Juan of Words

Cada día sabemos más y entendemos menos

Everyday we know more and understand less.

Today we went fishing. It was the second time in my life that I have ever been fishing, but it was a lot more fun than I remembered. We got a late start to the day so we weren’t able to spend as much time as we wanted fishing. However, the time that we did get to spend together was pretty great.

We were in Lake Livingston in Texas, about an hour from Houston. And the lake was so peaceful and quiet. I can’t remember the last time we spent time just enjoying each other’s company. It was nice. I guess the older I’m getting the more I realize how valuable these moments are for our family. 

Growing up the moments we spent together doing things like this are the ones that really stick out the most. They remind me of the happier times, and the times we spent just experiencing life together, and that for me is what made my childhood such an adventure.

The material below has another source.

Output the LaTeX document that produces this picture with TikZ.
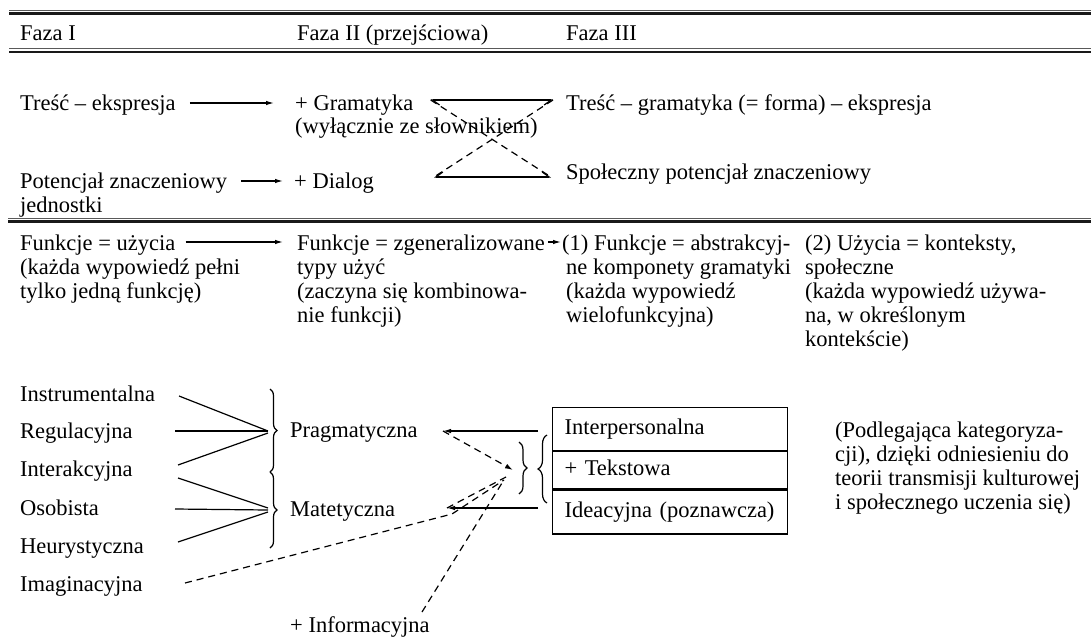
\documentclass[tikz,border=0pt]{standalone}
\usepackage{fontspec}
\setmainfont{Liberation Serif}
\usetikzlibrary{arrows.meta,decorations.pathreplacing,calc}
\begin{document}
\begin{tikzpicture}[x=1pt,y=-1pt,
  txt/.style={anchor=base west, inner sep=0pt, font=\fontsize{22.5}{24}\selectfont},
  ln/.style={line width=1.2pt},
  arr/.style={ln,-{Latex[length=8pt,width=4.5pt]}},
  dsh/.style={ln,dash pattern=on 7pt off 5pt},
  rulethin/.style={line width=0.9pt, black!65},
  rulethick/.style={line width=2.6pt, black!90},
  brc/.style={ln,decorate,decoration={brace,amplitude=#1}},
  brc/.default=7pt,
  rowbox/.style={draw,ln,anchor=north west,minimum width=235pt,inner xsep=12pt,inner ysep=0pt,text width=211pt,align=left,text height=15pt,text depth=5pt,font=\fontsize{22.5}{24}\selectfont},
  topbarb/.style={ln,{Straight Barb[harpoon,length=7pt,width=10pt]}-{Straight Barb[harpoon,swap,length=7pt,width=10pt]}},
  botbarb/.style={ln,{Straight Barb[harpoon,swap,length=7pt,width=10pt]}-{Straight Barb[harpoon,length=7pt,width=10pt]}}
]
\useasboundingbox (0,0) rectangle (1091,637);

% ---------- header rules ----------
\draw[rulethin] (9,10) -- (1091,10);
\draw[rulethick] (9,13.5) -- (1091,13.5);
\node[txt] (h1) at (20,40.5) {Faza I};
\node[txt] (h2) at (297,40.5) {Faza II (przejściowa)};
\node[txt] (h3) at (566,40.5) {Faza III};
\draw[rulethin] (9,48.5) -- (1091,48.5);
\draw[rulethick] (9,52) -- (1091,52);

% ---------- row A ----------
\node[txt] (te) at (20,110) {Treść – ekspresja};
\node[txt] (gr) at (295,110) {+ Gramatyka};
\node[txt] (tg) at (566,110) {Treść – gramatyka (= forma) – ekspresja};
\draw[arr] ([shift={(14,-7)}]te.base east) -- ([shift={(-21,-7)}]gr.base west);

% ---------- row B ----------
\node[txt] (pz) at (20,188) {Potencjał znaczeniowy};
\node[txt] (jd) at (20,212.5) {jednostki};
\node[txt] (dl) at (294,188) {+ Dialog};
\node[txt] (sp) at (566,179) {Społeczny potencjał znaczeniowy};
\draw[arr] ([shift={(14,-7)}]pz.base east) -- ([shift={(-11,-7)}]dl.base west);

% double arrows and dashed cross
\coordinate (a1) at ([shift={(17,-10)}]gr.base east);
\coordinate (a2) at ([shift={(-13,-10)}]tg.base west);
\coordinate (b1) at (434,177);
\coordinate (b2) at ([shift={(-15,-2)}]sp.base west);
\draw[topbarb] (a1) -- (a2);
\draw[botbarb] (b1) -- (b2);
\draw[dsh] (a1) -- (b2);
\draw[dsh] (a2) -- (b1);
\node[txt] (ws) at (295,133) {(wyłącznie ze słownikiem)};

% ---------- middle rule ----------
\draw[rulethin] (8,218) -- (1091,218);
\draw[rulethick] (8,221.5) -- (1091,221.5);

% ---------- function rows ----------
\node[txt] (fu) at (20,250) {Funkcje = użycia};
\node[txt] (fu2) at (20,274) {(każda wypowiedź pełni};
\node[txt] (fu3) at (20,298) {tylko jedną funkcję)};
\node[txt] (fz) at (297,250) {Funkcje = zgeneralizowane};
\node[txt] (fz2) at (297,274) {typy użyć};
\node[txt] (fz3) at (297,298) {(zaczyna się kombinowa-};
\node[txt] (fz4) at (297,322) {nie funkcji)};
\node[txt] (fa) at (562,250) {(1) Funkcje = abstrakcyj-};
\node[txt] (fa2) at (566,274) {ne komponety gramatyki};
\node[txt] (fa3) at (566,298) {(każda wypowiedź};
\node[txt] (fa4) at (566,322) {wielofunkcyjna)};
\node[txt] (uk) at (805,250) {(2) Użycia = konteksty,};
\node[txt] (uk2) at (805,274) {społeczne};
\node[txt] (uk3) at (805,298) {(każda wypowiedź używa-};
\node[txt] (uk4) at (805,322) {na, w określonym};
\node[txt] (uk5) at (805,346) {kontekście)};
\draw[arr] ([shift={(10,-8)}]fu.base east) -- ([shift={(-14,-8)}]fz.base west);
\draw[arr] ([shift={(3,-8)}]fz.base east) -- ([shift={(-1,-8)}]fa.base west);

% ---------- lower part ----------
\node[txt] (w1) at (20,401) {Instrumentalna};
\node[txt] (w2) at (20,438) {Regulacyjna};
\node[txt] (w3) at (20,476) {Interakcyjna};
\node[txt] (w4) at (20,515) {Osobista};
\node[txt] (w5) at (20,553) {Heurystyczna};
\node[txt] (w6) at (20,591) {Imaginacyjna};
\node[txt] (inf) at (290,632) {+ Informacyjna};
\node[txt] (pr) at (290,437) {Pragmatyczna};
\node[txt] (mt) at (290,516) {Matetyczna};

\draw[brc] (270,389) -- (270,472);
\draw[brc] (270,472) -- (270,548);
\coordinate (tp) at (268,431);
\coordinate (tm) at (268,510);
\coordinate (s1) at (179,396);
\coordinate (s2) at (175,431);
\coordinate (s3a) at (178,465);
\coordinate (s3b) at (178,478);
\coordinate (s4) at (175,509);
\coordinate (s5) at (178,542);
\coordinate (s6) at (185,583);
\draw[ln] (s1) -- (tp);
\draw[ln] (s2) -- (tp);
\draw[ln] (s3a) -- ([yshift=-2pt]tp);
\draw[ln] (s3b) -- ([yshift=2pt]tm);
\draw[ln] (s4) -- (tm);
\draw[ln] (s5) -- ([yshift=-2pt]tm);

% box
\node[rowbox,minimum height=43pt] (r1) at (552,407) {Interpersonalna};
\node[rowbox,minimum height=37pt] (r2) at (r1.south west) {+ Tekstowa};
\node[rowbox,minimum height=44pt] (r3) at (r2.south west) {Ideacyjna (poznawcza)};

% braces near box
\draw[brc=8pt] (519,442) -- (519,494);
\draw[brc=9pt] (547,503) -- (547,435);

% connectors to box
\coordinate (rp) at (538,431);
\coordinate (rm) at (538,508);
\coordinate (pe) at (443,431);
\coordinate (me) at (447,508);
\draw[arr] (rp) -- (pe);
\draw[arr] (rm) -- (me);
\coordinate (hp) at (513,470);
\coordinate (hm) at (506,477);
\coordinate (hi) at (504,480);
\coordinate (hn) at (502,483);
\coordinate (bend) at (452,514);
\coordinate (ni) at ([shift={(132,-20)}]inf.base west);
\draw[dsh,-{Latex[length=8pt,width=5pt]}] (pe) -- (hp);
\draw[dsh] (me) -- (hm);
\draw[dsh] (s6) -- (bend) -- (hi);
\draw[dsh] (ni) -- (hn);

% right paragraph
\node[txt] (p1) at (835,437) {(Podlegająca kategoryza-};
\node[txt] (p2) at (835,461) {cji), dzięki odniesieniu do};
\node[txt] (p3) at (835,485) {teorii transmisji kulturowej};
\node[txt] (p4) at (835,509) {i społecznego uczenia się)};
\end{tikzpicture}
\end{document}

It’s been a funny year this year. Not just because it’s 2016 and as everyone on social media has been exclaiming, “it’s been a crazy year!” Also because it’s brought so many unexpected events, life situations, and personal growth. I can’t honestly say I am the same guy who started this blog almost 8 years ago now, but what I do know is that the changes that have happened in my life have been because they needed to happen.

I needed to understand my place in the universe. I needed to value my own abilities and skills. I needed to be confident in the possibilities. I needed to understand that life is about cycles. Sometimes you’re up. Sometimes you’re down. That doesn’t matter so much, what matters is that you can withstand and persevere no matter what.

And as silly as it might sound, I feel I have been preparing all of my life to understand this. Like every moment of joy and every moment of sadness, of struggle, of defeat, of happiness, has been a lesson. A lesson I’ve had to understand in hindsight. And it was only through these lessons that I was able to grow and expand my ability to understand and accept the how and why. It’s not always been easy, and I certainly have my doubts about it getting any easier, but at the same time I am encouraged to witness the strength and fortitude of others who have withstood so much more than I. 

My hope is that I too can make it to the other side without falling apart. That would be a tremendous achievement.